**Work required:** Working from the top of the listing below, retype each line through the line containing "minimum width=684pt, minimum", both included, with no pictures.

**Available data:**
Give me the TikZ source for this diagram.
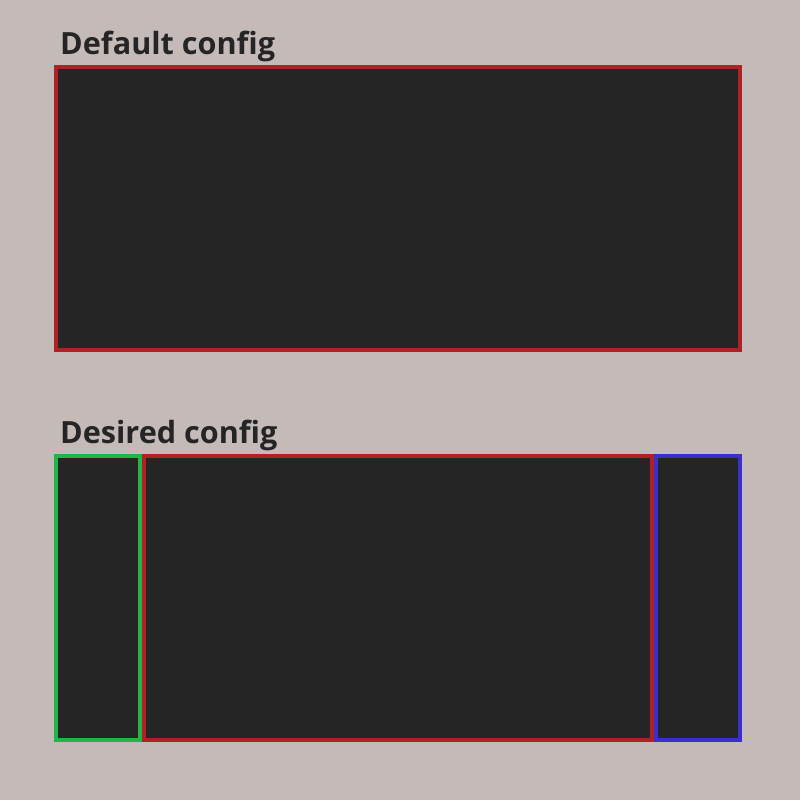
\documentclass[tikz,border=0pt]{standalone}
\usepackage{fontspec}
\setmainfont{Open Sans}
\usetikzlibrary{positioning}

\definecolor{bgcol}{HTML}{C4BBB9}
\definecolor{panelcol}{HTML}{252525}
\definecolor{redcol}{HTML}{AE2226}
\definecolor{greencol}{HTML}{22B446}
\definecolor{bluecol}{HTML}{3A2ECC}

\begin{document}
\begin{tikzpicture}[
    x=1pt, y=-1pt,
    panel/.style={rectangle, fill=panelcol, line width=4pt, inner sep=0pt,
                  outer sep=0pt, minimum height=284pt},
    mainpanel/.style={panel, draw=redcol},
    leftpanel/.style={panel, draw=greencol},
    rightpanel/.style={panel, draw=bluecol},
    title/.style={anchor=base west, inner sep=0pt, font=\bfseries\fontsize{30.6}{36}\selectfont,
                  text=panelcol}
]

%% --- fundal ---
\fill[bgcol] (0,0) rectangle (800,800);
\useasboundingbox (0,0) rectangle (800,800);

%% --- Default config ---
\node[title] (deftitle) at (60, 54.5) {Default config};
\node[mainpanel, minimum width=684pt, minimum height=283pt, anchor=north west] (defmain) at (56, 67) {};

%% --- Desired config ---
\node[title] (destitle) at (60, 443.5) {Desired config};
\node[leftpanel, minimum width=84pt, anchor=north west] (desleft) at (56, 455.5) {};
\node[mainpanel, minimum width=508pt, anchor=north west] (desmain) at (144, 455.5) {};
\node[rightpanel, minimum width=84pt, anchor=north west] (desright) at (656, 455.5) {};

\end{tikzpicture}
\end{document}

**Right answer:**
Give me the TikZ source for this diagram.
\documentclass[tikz,border=0pt]{standalone}
\usepackage{fontspec}
\setmainfont{Open Sans}
\usetikzlibrary{positioning}

\definecolor{bgcol}{HTML}{C4BBB9}
\definecolor{panelcol}{HTML}{252525}
\definecolor{redcol}{HTML}{AE2226}
\definecolor{greencol}{HTML}{22B446}
\definecolor{bluecol}{HTML}{3A2ECC}

\begin{document}
\begin{tikzpicture}[
    x=1pt, y=-1pt,
    panel/.style={rectangle, fill=panelcol, line width=4pt, inner sep=0pt,
                  outer sep=0pt, minimum height=284pt},
    mainpanel/.style={panel, draw=redcol},
    leftpanel/.style={panel, draw=greencol},
    rightpanel/.style={panel, draw=bluecol},
    title/.style={anchor=base west, inner sep=0pt, font=\bfseries\fontsize{30.6}{36}\selectfont,
                  text=panelcol}
]

%% --- fundal ---
\fill[bgcol] (0,0) rectangle (800,800);
\useasboundingbox (0,0) rectangle (800,800);

%% --- Default config ---
\node[title] (deftitle) at (60, 54.5) {Default config};
\node[mainpanel, minimum width=684pt, minimum height=283pt, anchor=north west] (defmain) at (56, 67) {};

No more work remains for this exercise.